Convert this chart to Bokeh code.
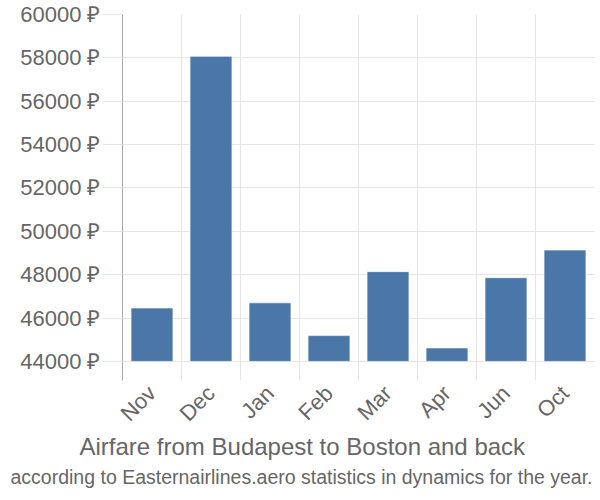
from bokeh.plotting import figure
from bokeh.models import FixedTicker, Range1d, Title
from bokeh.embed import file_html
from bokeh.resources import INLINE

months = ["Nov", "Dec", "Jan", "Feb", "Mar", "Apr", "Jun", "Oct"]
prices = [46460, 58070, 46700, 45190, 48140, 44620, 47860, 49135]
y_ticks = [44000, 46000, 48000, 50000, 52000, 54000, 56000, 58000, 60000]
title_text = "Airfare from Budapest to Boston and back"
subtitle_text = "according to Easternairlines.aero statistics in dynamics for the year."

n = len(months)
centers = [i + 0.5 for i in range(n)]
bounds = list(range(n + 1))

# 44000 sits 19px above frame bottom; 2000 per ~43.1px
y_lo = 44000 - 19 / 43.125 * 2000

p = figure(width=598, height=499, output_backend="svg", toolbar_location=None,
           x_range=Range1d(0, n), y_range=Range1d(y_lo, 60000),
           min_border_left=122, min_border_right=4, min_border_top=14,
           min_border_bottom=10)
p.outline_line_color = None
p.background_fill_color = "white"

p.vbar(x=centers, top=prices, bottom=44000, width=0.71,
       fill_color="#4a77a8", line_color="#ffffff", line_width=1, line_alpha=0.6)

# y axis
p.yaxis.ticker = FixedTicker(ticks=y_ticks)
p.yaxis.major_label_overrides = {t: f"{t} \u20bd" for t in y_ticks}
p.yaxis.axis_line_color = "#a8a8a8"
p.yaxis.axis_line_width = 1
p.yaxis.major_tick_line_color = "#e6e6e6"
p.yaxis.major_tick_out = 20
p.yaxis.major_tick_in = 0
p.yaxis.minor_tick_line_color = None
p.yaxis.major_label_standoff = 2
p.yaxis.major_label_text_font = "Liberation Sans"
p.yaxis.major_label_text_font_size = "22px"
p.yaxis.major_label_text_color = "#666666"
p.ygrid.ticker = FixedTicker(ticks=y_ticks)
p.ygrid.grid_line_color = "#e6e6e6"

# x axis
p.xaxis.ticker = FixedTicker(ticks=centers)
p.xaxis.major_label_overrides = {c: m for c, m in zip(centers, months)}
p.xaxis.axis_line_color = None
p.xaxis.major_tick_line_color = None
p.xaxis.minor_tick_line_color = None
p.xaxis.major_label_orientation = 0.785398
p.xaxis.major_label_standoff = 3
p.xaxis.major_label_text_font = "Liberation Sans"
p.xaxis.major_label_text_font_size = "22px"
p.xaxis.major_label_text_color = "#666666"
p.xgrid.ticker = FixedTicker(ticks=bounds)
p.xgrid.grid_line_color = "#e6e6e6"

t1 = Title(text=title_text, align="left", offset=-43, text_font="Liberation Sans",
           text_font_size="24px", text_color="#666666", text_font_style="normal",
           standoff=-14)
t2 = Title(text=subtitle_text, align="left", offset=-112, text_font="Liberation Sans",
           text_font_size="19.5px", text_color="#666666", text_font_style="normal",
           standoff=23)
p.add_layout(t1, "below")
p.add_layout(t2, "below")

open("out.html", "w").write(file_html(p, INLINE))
========
Given problem ->
Without including any picture, repeat the data exactly.

The answer ->
Convert this chart to Bokeh code.
from bokeh.plotting import figure
from bokeh.models import FixedTicker, Range1d, Title
from bokeh.embed import file_html
from bokeh.resources import INLINE

months = ["Nov", "Dec", "Jan", "Feb", "Mar", "Apr", "Jun", "Oct"]
prices = [46460, 58070, 46700, 45190, 48140, 44620, 47860, 49135]
y_ticks = [44000, 46000, 48000, 50000, 52000, 54000, 56000, 58000, 60000]
title_text = "Airfare from Budapest to Boston and back"
subtitle_text = "according to Easternairlines.aero statistics in dynamics for the year."

n = len(months)
centers = [i + 0.5 for i in range(n)]
bounds = list(range(n + 1))

# 44000 sits 19px above frame bottom; 2000 per ~43.1px
y_lo = 44000 - 19 / 43.125 * 2000

p = figure(width=598, height=499, output_backend="svg", toolbar_location=None,
           x_range=Range1d(0, n), y_range=Range1d(y_lo, 60000),
           min_border_left=122, min_border_right=4, min_border_top=14,
           min_border_bottom=10)
p.outline_line_color = None
p.background_fill_color = "white"

p.vbar(x=centers, top=prices, bottom=44000, width=0.71,
       fill_color="#4a77a8", line_color="#ffffff", line_width=1, line_alpha=0.6)

# y axis
p.yaxis.ticker = FixedTicker(ticks=y_ticks)
p.yaxis.major_label_overrides = {t: f"{t} \u20bd" for t in y_ticks}
p.yaxis.axis_line_color = "#a8a8a8"
p.yaxis.axis_line_width = 1
p.yaxis.major_tick_line_color = "#e6e6e6"
p.yaxis.major_tick_out = 20
p.yaxis.major_tick_in = 0
p.yaxis.minor_tick_line_color = None
p.yaxis.major_label_standoff = 2
p.yaxis.major_label_text_font = "Liberation Sans"
p.yaxis.major_label_text_font_size = "22px"
p.yaxis.major_label_text_color = "#666666"
p.ygrid.ticker = FixedTicker(ticks=y_ticks)
p.ygrid.grid_line_color = "#e6e6e6"

# x axis
p.xaxis.ticker = FixedTicker(ticks=centers)
p.xaxis.major_label_overrides = {c: m for c, m in zip(centers, months)}
p.xaxis.axis_line_color = None
p.xaxis.major_tick_line_color = None
p.xaxis.minor_tick_line_color = None
p.xaxis.major_label_orientation = 0.785398
p.xaxis.major_label_standoff = 3
p.xaxis.major_label_text_font = "Liberation Sans"
p.xaxis.major_label_text_font_size = "22px"
p.xaxis.major_label_text_color = "#666666"
p.xgrid.ticker = FixedTicker(ticks=bounds)
p.xgrid.grid_line_color = "#e6e6e6"

t1 = Title(text=title_text, align="left", offset=-43, text_font="Liberation Sans",
           text_font_size="24px", text_color="#666666", text_font_style="normal",
           standoff=-14)
t2 = Title(text=subtitle_text, align="left", offset=-112, text_font="Liberation Sans",
           text_font_size="19.5px", text_color="#666666", text_font_style="normal",
           standoff=23)
p.add_layout(t1, "below")
p.add_layout(t2, "below")

open("out.html", "w").write(file_html(p, INLINE))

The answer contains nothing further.